Most colleagues agreed that this project was a success, and the impact could be seen in our classroom practice. The concept of growth mindset is now being spoken about across the school and is “beginning to permeate the school’s culture and ethos.” One colleague commented after the In-service training that, “I feel that many of these strategies should become deeply rooted and embedded into my practice. I thoroughly enjoyed the sessions. Very informative and well run.” Other comments regarding the pace of the project were that “more time is now required to try out all these strategies and observe what impact they can have.” It will be crucial that we do all we can to embed the practices discussed and colleagues felt that “growth mindset needs to be constantly revisited in order for it to have a lasting impact.”

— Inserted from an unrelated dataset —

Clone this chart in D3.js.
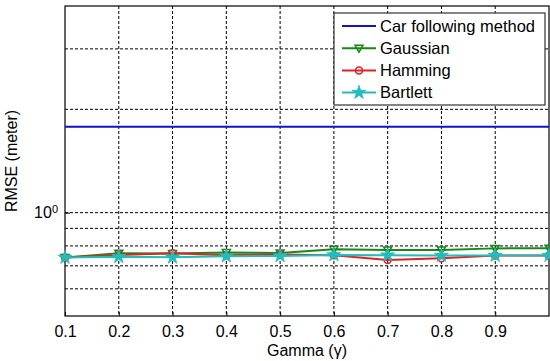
<!DOCTYPE html>
<html>
<head>
<meta charset="utf-8">
<title>rmse gamma</title>
<style>
	body{ margin:0; background:#fff; }
	text{ font-family: "Liberation Sans", Arial, sans-serif; fill:#000; }
	.grid line{ stroke:#000; stroke-width:1; stroke-dasharray:3,2; }
	.axis path, .axis line{ stroke:#000; }
</style>
<script src="https://d3js.org/d3.v7.min.js"></script>
</head>
<body>
<svg width="550" height="361"></svg>
<script>
	// data
	var gammas = [0.1, 0.2, 0.3, 0.4, 0.5, 0.6, 0.7, 0.8, 0.9, 1.0];
	var carFollowing = [1.78, 1.78, 1.78, 1.78, 1.78, 1.78, 1.78, 1.78, 1.78, 1.78];
	var gaussian = [0.740, 0.762, 0.760, 0.766, 0.763, 0.782, 0.779, 0.779, 0.787, 0.788];
	var hamming  = [0.740, 0.753, 0.762, 0.752, 0.755, 0.752, 0.728, 0.737, 0.750, 0.750];
	var bartlett = [0.740, 0.744, 0.741, 0.747, 0.748, 0.753, 0.752, 0.750, 0.750, 0.750];
	var xTicks = [0.1, 0.2, 0.3, 0.4, 0.5, 0.6, 0.7, 0.8, 0.9];
	var yGrid = [0.6, 0.7, 0.8, 0.9, 1, 2, 3];

	var svg = d3.select("svg"),
	    margin = {top: 6, right: 1, bottom: 45, left: 65},
	    width = 550 - margin.left - margin.right,
	    height = 361 - margin.top - margin.bottom;

	var x = d3.scaleLinear().domain([0.1, 1.0]).range([0, width]),
	    y = d3.scaleLog().domain([0.5, 4]).range([height, 0]);

	var g = svg.append("g")
	    .attr("transform", "translate(" + margin.left + "," + margin.top + ")");

	// grid
	g.append("g").attr("class", "grid")
	  .selectAll("line").data(xTicks.slice(1)).enter().append("line")
	    .attr("x1", function(d){ return x(d); }).attr("x2", function(d){ return x(d); })
	    .attr("y1", 0).attr("y2", height);
	g.append("g").attr("class", "grid")
	  .selectAll("line").data(yGrid).enter().append("line")
	    .attr("x1", 0).attr("x2", width)
	    .attr("y1", function(d){ return y(d); }).attr("y2", function(d){ return y(d); });

	// axes
	var xAxis = g.append("g").attr("class", "axis")
	    .attr("transform", "translate(0," + height + ")")
	    .call(d3.axisBottom(x).tickValues(xTicks).tickSize(-4).tickPadding(10).tickFormat(d3.format(".1f")));
	xAxis.selectAll("text").style("font-size", "16px");
	xAxis.select(".domain").remove();

	var yAxis = g.append("g").attr("class", "axis")
	    .call(d3.axisLeft(y).tickValues([1]).tickSize(-5).tickFormat(""));
	yAxis.select(".domain").remove();

	// frame
	g.append("rect")
	    .attr("width", width).attr("height", height)
	    .attr("fill", "none").attr("stroke", "#000").attr("stroke-width", 1.2);

	// 10^0 label
	var yl = g.append("text")
	    .attr("x", -7).attr("y", y(1)).attr("dy", "0.35em")
	    .attr("text-anchor", "end").style("font-size", "16px");
	yl.append("tspan").text("10");
	yl.append("tspan").attr("dy", "-0.5em").style("font-size", "11px").text("0");

	// axis titles
	g.append("text")
	    .attr("transform", "translate(-48," + height / 2 + ") rotate(-90)")
	    .attr("text-anchor", "middle").style("font-size", "16px")
	    .text("RMSE (meter)");
	g.append("text")
	    .attr("x", width / 2).attr("y", height + 40)
	    .attr("text-anchor", "middle").style("font-size", "16px")
	    .text("Gamma (γ)");

	// series
	var series = [
		{name: "Car following method", values: carFollowing, color: "#1010d0", marker: null},
		{name: "Gaussian", values: gaussian, color: "#148a14", marker: "tri"},
		{name: "Hamming", values: hamming, color: "#e02222", marker: "circle"},
		{name: "Bartlett", values: bartlett, color: "#22bcbc", marker: "star"}
	];

	var line = d3.line()
	    .x(function(d){ return x(d[0]); })
	    .y(function(d){ return y(d[1]); });

	function drawMarker(sel, type, color){
		if(type == "tri"){
			sel.append("path").attr("d", "M-4,-3L4,-3L0,4Z")
			   .attr("fill", "none").attr("stroke", color).attr("stroke-width", 1.5);
		} else if(type == "circle"){
			sel.append("circle").attr("r", 3.5)
			   .attr("fill", "none").attr("stroke", color).attr("stroke-width", 1.5);
		} else if(type == "star"){
			sel.append("path").attr("d", d3.symbol().type(d3.symbolStar).size(60)())
			   .attr("fill", color).attr("stroke", color).attr("stroke-width", 0.8);
		}
	}

	series.forEach(function(s){
		var pts = gammas.map(function(gm, i){ return [gm, s.values[i]]; });
		g.append("path").datum(pts)
		    .attr("fill", "none").attr("stroke", s.color).attr("stroke-width", 2)
		    .attr("d", line);
		if(s.marker){
			pts.forEach(function(p){
				var m = g.append("g").attr("transform", "translate(" + x(p[0]) + "," + y(p[1]) + ")");
				drawMarker(m, s.marker, s.color);
			});
		}
	});

	// legend
	var lg = svg.append("g").attr("transform", "translate(334,13)");
	lg.append("rect").attr("width", 211).attr("height", 92)
	    .attr("fill", "#fff").attr("stroke", "#333").attr("stroke-width", 1.2);
	series.forEach(function(s, i){
		var row = lg.append("g").attr("transform", "translate(0," + (13 + i * 22.2) + ")");
		row.append("line").attr("x1", 8).attr("x2", 42)
		    .attr("stroke", s.color).attr("stroke-width", 2);
		if(s.marker){
			var m = row.append("g").attr("transform", "translate(25,0)");
			drawMarker(m, s.marker, s.color);
		}
		row.append("text").attr("x", 46).attr("dy", "0.35em")
		    .style("font-size", "16.5px").text(s.name);
	});
</script>
</body>
</html>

Next steps are to introduce additional growth mindset strategies into the school. Another In-service day training session will take place and focus on the concepts of ‘praising the process and not the outcome,’ ‘ability grouping versus flexible grouping’’ and the ‘role of assessment in adopting a growth mindset.’ Once all strategies have been shared, time will be given to embed some of these strategies into our school’s regular classroom practice. More work will also be undertaken to strengthen our pupils and parents understanding of growth mindset. This will take the form of a series of PSHE lessons on the topic of resilience, building confidence and the part growth mindset plays in this. Another parents information evening will be held to raise further awareness of growth mindset and the strategies the school are currently using to minimise learner anxiety. Growth mindset is to be added to next year’s School Improvement Plan and the wish is for all departments to add it to their Department Improvement Plan and continue to embed these strategies. Finally, the collegiate learning group will be reformed and the work of sharing best practice on the implementation of growth mindset strategies will continue.